Nitekim 1984’teki İngiltere’deki maden direnişini acımasızca medya makineleriyle çökerten Neo-liberalizmin anası Thatcher, ‘toplum yoktur, birey vardır’ düsturuyla toplumsal dinamizmin bittiğini ve emek hareketinin tarihe karıştığını bildirmişti.
Madenci direnişinde uygulanan baskıcı şiddet yöntemleriyle ’emek’, piyasa ekonomisinin ihtiyacı ‘işsizler ordusuna’ dönüştürüldü.
Sermaye himayesindeki liberal hayalperestlerin bugün gördükleri ‘kabusun’ düğmesine de basılmış oldu.
Ne ‘tarihin’ ne de ’emeğin’ sonuna gelinmişti ama Thatcher’i tarih yutacaktı.
Ve bugünlere vardık, işsizliği normalleştiren, kolektif kimlikleri eriterek kamu kazanımlarını harcayıp öğüten ‘ekonomik akıl’ girdiği ‘akıl yetmezliğiyle’ iki yıldır dünyayı sallayıp duruyor.
Sistemin gevşeyen ve bir türlü sabitlenemeyen vidaları ‘piyasaya biatın’ miadının bittiğinin müjdesi.
Şimdilerde Ankara’daki Tekel çadırlarından ’emek ve hakkaniyet’ dilimize ve zihnimize geri çağrılıyor.
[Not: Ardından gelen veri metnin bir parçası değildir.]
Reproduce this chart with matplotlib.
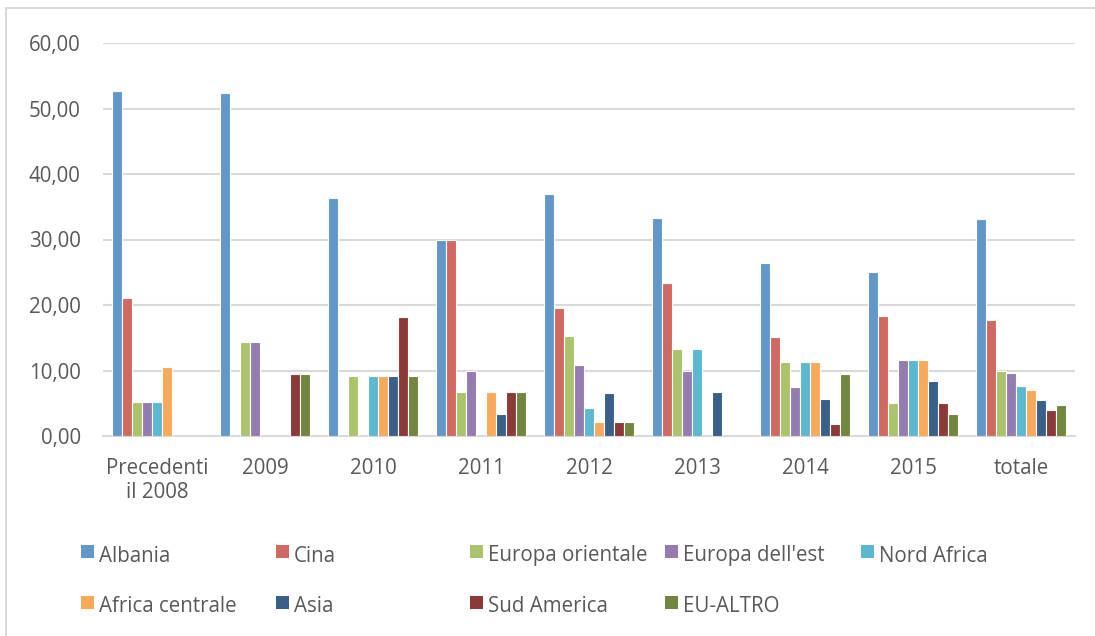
import numpy as np
import matplotlib

matplotlib.use("Agg")
import matplotlib.pyplot as plt
from matplotlib.patches import Rectangle
from matplotlib.ticker import FuncFormatter

plt.rcParams["font.family"] = ["Open Sans", "DejaVu Sans"]

categories = ["Precedenti\nil 2008", "2009", "2010", "2011", "2012", "2013", "2014", "2015", "totale"]
series = ["Albania", "Cina", "Europa orientale", "Europa dell'est", "Nord Africa",
          "Africa centrale", "Asia", "Sud America", "EU-ALTRO"]
colors = ["#6297CA", "#CF6961", "#ABC36B", "#967BB2", "#5BB8D0",
          "#F9A95A", "#386089", "#8B3A38", "#728640"]

albania = [52.63, 52.38, 36.36, 30.00, 36.96, 33.33, 26.42, 25.00, 33.20]
cina = [21.05, 0.00, 0.00, 30.00, 19.57, 23.33, 15.09, 18.33, 17.70]
europa_orientale = [5.26, 14.29, 9.09, 6.67, 15.22, 13.33, 11.32, 5.00, 9.94]
europa_est = [5.26, 14.29, 0.00, 10.00, 10.87, 10.00, 7.55, 11.67, 9.60]
nord_africa = [5.26, 0.00, 9.09, 0.00, 4.35, 13.33, 11.32, 11.67, 7.65]
africa_centrale = [10.53, 0.00, 9.09, 6.67, 2.17, 0.00, 11.32, 11.67, 7.00]
asia = [0.00, 0.00, 9.09, 3.33, 6.52, 6.67, 5.66, 8.33, 5.46]
sud_america = [0.00, 9.52, 18.18, 6.67, 2.17, 0.00, 1.89, 5.00, 4.00]
eu_altro = [0.00, 9.52, 9.09, 6.67, 2.17, 0.00, 9.43, 3.33, 4.74]

values = [albania, cina, europa_orientale, europa_est, nord_africa,
          africa_centrale, asia, sud_america, eu_altro]

W, H = 1095, 636
FS = 14.8
fig = plt.figure(figsize=(W / 100, H / 100), dpi=100)
ax = fig.add_axes([103 / W, 1 - 436 / H, 972 / W, 393 / H])

text_color = "#595959"
grid_color = "#D9D9D9"

x = np.arange(len(categories))
step = 0.0916
n = len(series)
for i, (name, vals, col) in enumerate(zip(series, values, colors)):
    offs = (i - (n - 1) / 2) * step
    ax.bar(x + offs, vals, width=step, color=col, edgecolor="white",
           linewidth=0.8, zorder=3)

ax.set_xlim(-0.5, len(categories) - 0.5)
ax.set_ylim(0, 60)
ax.set_yticks(np.arange(0, 61, 10))
ax.yaxis.set_major_formatter(FuncFormatter(lambda v, p: f"{v:.2f}".replace(".", ",")))
ax.set_xticks(x)
ax.set_xticklabels(categories, linespacing=1.15)
ax.grid(axis="y", color=grid_color, linewidth=1.5, zorder=0)
for s in ["top", "right", "left"]:
    ax.spines[s].set_visible(False)
ax.spines["bottom"].set_color(grid_color)
ax.spines["bottom"].set_linewidth(1.5)
ax.tick_params(axis="both", length=0, labelsize=FS, labelcolor=text_color)
ax.tick_params(axis="y", pad=16)
ax.tick_params(axis="x", pad=16)

# chart area border
fig.patches.append(Rectangle((6 / W, -0.1), 1.2, 1.1 - 8 / H, transform=fig.transFigure,
                             fill=False, edgecolor=grid_color, linewidth=1.5))

# legend laid out like the Excel one: 5 equal columns
col_x = [81, 276, 470, 665, 861]
row_y = [553, 604]
for i, (name, col) in enumerate(zip(series, colors)):
    cx = col_x[i % 5]
    cy = row_y[i // 5]
    fig.patches.append(Rectangle((cx / W, 1 - (cy + 5) / H), 13 / W, 13 / H,
                                 transform=fig.transFigure, facecolor=col, edgecolor="none"))
    fig.text((cx + 18) / W, 1 - (cy + 3) / H, name, fontsize=FS, color=text_color,
             va="center", ha="left")

fig.savefig("out.png", dpi=100)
4-C’ye sıkışan çapsız tartışmaların geri planında gündelik hayatı istila eden ‘ideolojik istilayı’ sorgulamak imkanı büyüyor.
Jenerik ismi ‘Küreselleşme’ olan politik projenin silip süpürdüğü ‘örgütlü toplum’ naylon çadırlardan bize ‘ruhumuzu’ üflüyor.
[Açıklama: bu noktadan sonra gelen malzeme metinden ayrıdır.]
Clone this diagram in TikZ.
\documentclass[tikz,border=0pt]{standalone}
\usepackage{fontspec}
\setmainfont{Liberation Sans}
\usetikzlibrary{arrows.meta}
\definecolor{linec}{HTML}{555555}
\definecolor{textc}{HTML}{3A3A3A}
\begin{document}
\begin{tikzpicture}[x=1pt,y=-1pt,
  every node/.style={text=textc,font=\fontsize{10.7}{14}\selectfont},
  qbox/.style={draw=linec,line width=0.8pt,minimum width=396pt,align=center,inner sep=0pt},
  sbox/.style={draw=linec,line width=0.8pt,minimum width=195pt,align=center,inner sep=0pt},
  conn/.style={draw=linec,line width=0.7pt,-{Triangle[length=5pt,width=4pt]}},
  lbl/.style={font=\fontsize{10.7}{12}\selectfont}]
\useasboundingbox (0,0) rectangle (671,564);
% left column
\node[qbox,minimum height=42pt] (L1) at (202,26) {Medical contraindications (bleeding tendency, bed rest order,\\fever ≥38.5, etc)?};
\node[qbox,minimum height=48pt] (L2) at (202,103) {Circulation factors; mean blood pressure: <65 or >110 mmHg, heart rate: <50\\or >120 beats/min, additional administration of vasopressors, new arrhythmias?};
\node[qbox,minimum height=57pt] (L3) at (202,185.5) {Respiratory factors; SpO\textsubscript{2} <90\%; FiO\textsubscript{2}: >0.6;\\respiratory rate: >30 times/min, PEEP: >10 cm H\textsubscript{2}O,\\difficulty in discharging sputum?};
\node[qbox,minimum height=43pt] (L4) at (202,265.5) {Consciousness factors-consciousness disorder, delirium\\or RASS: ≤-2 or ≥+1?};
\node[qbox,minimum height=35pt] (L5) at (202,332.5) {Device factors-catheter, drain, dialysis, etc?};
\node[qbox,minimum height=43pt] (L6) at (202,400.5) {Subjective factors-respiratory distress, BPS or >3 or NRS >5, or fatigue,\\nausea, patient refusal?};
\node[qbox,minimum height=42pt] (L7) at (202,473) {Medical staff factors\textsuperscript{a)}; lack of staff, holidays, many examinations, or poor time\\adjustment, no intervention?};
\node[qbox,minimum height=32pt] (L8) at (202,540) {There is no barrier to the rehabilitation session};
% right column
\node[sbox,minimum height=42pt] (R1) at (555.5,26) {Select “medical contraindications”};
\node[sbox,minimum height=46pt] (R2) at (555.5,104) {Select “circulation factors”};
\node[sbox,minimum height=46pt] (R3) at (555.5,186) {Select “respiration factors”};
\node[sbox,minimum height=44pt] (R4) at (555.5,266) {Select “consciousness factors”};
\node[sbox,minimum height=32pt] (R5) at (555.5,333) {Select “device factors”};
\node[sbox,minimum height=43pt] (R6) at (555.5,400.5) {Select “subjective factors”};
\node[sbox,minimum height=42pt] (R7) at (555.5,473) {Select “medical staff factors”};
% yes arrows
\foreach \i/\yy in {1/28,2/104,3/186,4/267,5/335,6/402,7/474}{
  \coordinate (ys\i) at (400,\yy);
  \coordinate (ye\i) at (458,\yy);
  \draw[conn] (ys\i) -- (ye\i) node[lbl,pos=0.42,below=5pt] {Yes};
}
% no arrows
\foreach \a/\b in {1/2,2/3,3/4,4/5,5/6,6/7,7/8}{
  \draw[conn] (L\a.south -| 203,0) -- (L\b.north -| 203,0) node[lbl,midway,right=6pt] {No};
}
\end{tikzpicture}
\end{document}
Özelleştirme, finansal serbestlik, rekabet gücü, risk alma, teşvik, serbest kur, esnek istihdamdan mürekkep ideolojik lügate karşılık hak, kamu, sosyal devlet, eşit yurttaş, emek ve örgütlenmeyi içeren başka bir dil yükseliyor.
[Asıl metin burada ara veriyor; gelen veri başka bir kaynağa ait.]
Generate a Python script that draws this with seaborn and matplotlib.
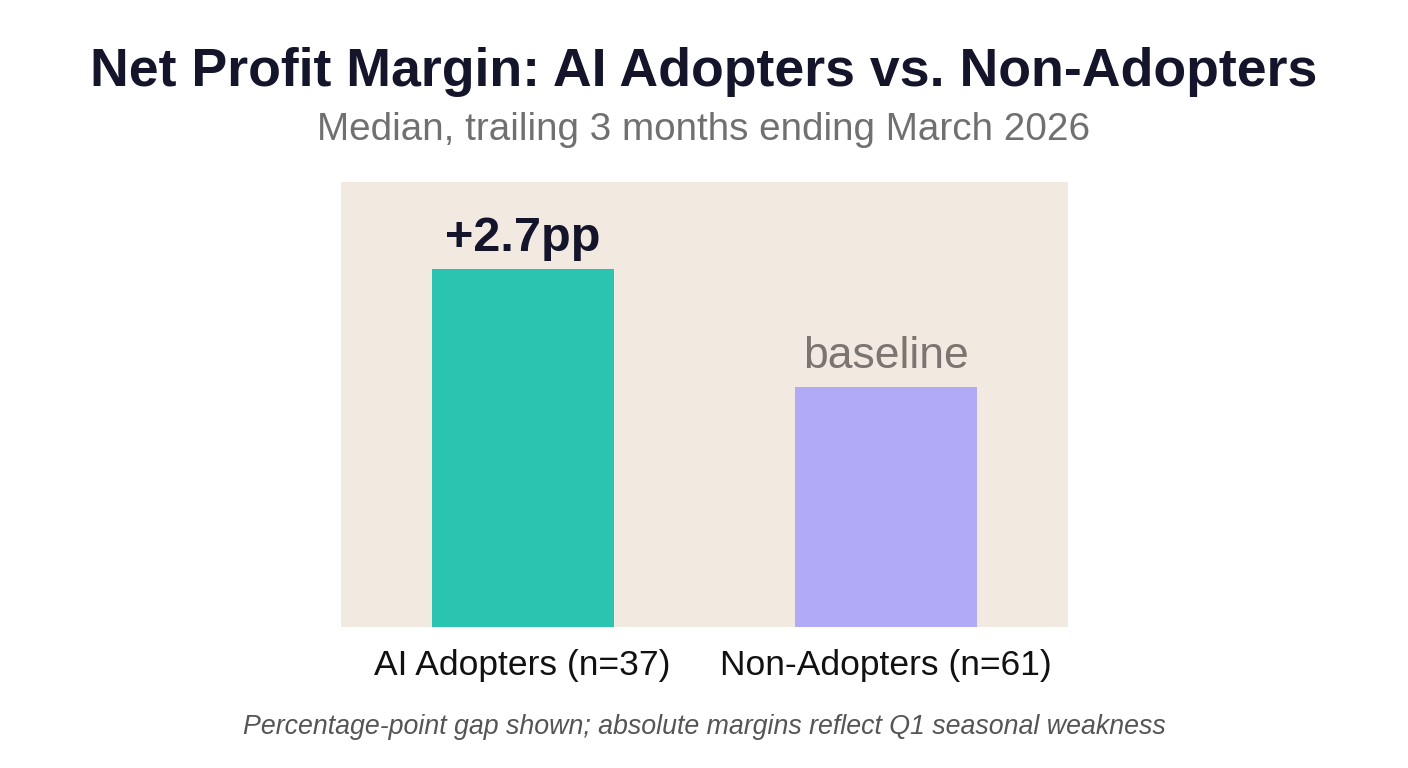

Piyasa model devlet üretemediği kamusal değerle yüzleşmek yerine kıdem tazminatınızı faize yatırın deyip ‘çadır tasfiyesine’ girişti.
Buyurgan diliyle ezemediği ’emek hareketine’ artan öfkesiyle ‘alacaklı’ kaçırtıcı yollar deniyor.
Ankara Valiliği, ‘çadırlar dolayısıyla bölgede olası yangın tehlikesine ve yangın durumunda risk bulunduğunu’ tebligatla duyurdu.
Başbakan’ın ay sonuna kadar ‘müsaade!’ ettiği direniş mekanı ‘çadırlarla’ sınırlı zannedildi.
İktidar için ‘yükselen değer’ kaygı ’emek kimliğinin’ ülke çapındaki kapsayıcı kolektif kabulü.
Üretilen ekonomik eşitsizliğin yaygınlığı yakında ülkeyi çadır kent haline getirecek gibi.
Hala ‘ekonominin gereği’ diye başlayan insansız, piyasa kollayan ifadelerle ‘insanı incitmek’ sürüyor.
Hükümet, Tekel işçilerine karşı kampanyasını hazırlattığı 100 bin kitapçıkla aşmayı planlıyor.
Jurnallenen sendikacılar, 4-C’ye geçen işçi rakamlarının dünya borsalarıyla eşzamanlı bildirilmesi, işçilerin ailelerine açılan telefonlarla yapılan baskı, ay sonunda işsiz kalacaklarını sık sık bildirerek direnişi söndürme uğraşında.
Ama direnenler şimdi kültürel gruplarının piyasaya zararsız ama toplumsallığı yıkan kimliklerine değil emeğin kimliğine sığınıyorlar.
Neoliberalizmin olmazsa olmazı yani çatışmacı kimlik pazarının kanlı bıçaklı kimlikleri, Tekel çadırında aynı çatıda, aynı dilde, aynı hak arayışında birleşti.